I am trying to understand the definition of irreducible $3$-manifold. Let $M$ be a connected $3$-manifold.
Definition 1: We say $M$ is irreducible if given any smoothly embedded submanifold $S$ of $M$ with $S\cong \Bbb S^2$, there exists a smoothly embedded submanifold $B$ of $M$ such that $B\cong \Bbb B^3$ and $\partial B=S$.
Here, $\cong$ stands for being homeomorphic, $\Bbb S^2:=\{x\in \Bbb R^3:||x||=1\}$, and $\Bbb B^3:=\{x\in \Bbb R^3:||x||\leq1\}$. Note that for $\dim\leq 3$, the notion of being homeomorphic and being diffeomorphic are the same.
Definition 2: We say $M$ is irreducible if given any smoothly embedded submanifold $S$ of $M$ with $S\cong \Bbb S^2$, there exists a subset $B$ of $M$ such that $B\cong \Bbb B^3$ and $\partial B=S$.
See this https://en.wikipedia.org/wiki/Prime_manifold#Irreducible_manifold
Now, note that if $M$ is irreducible in the sense of Definition 1 (for example $\Bbb R^3$), then it's irreducible in the sense of Definition 2. What about other direction?

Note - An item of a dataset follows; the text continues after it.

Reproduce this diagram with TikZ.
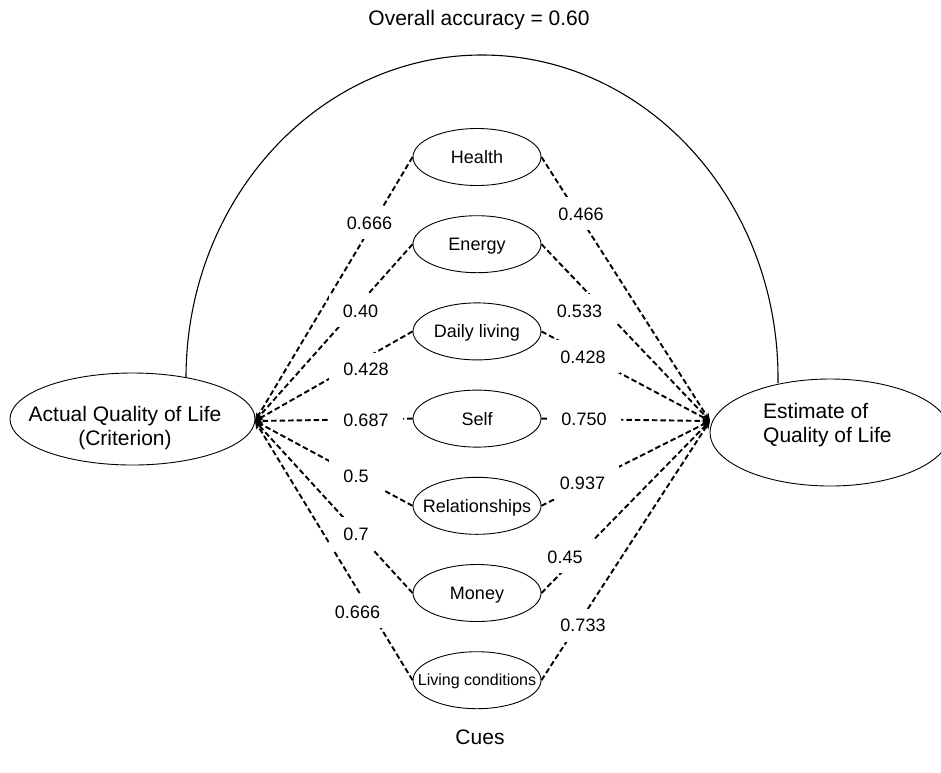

Question: Let $M$ be irreducible in the sense of Definition 2. Is it then irreducible in the sense of Definition 1? In other words, Suppose we are given a three-manifold $M$ and a smoothly embedded submanifold $S$ of $M$ such that the following hold: $(1)$ $S$ is homeomorphic to $\Bbb S^2$, $(2)$ There is a subspace $B$ of $M$ so that $B$ is homeomorphic to $\Bbb B^3$ with $\partial B=S$. Is $B$ a smoothly embedded submanifold $M$?
I guess that these two definitions are equivalent, because if I have a subset $B$ with $B\cong \Bbb B^3$ and $\partial B=S$, then taking smooth tubular neighborhood of $S$ in $M$, one can give a smooth structure so that $B$ is a smoothly embedded submanifold of $M$.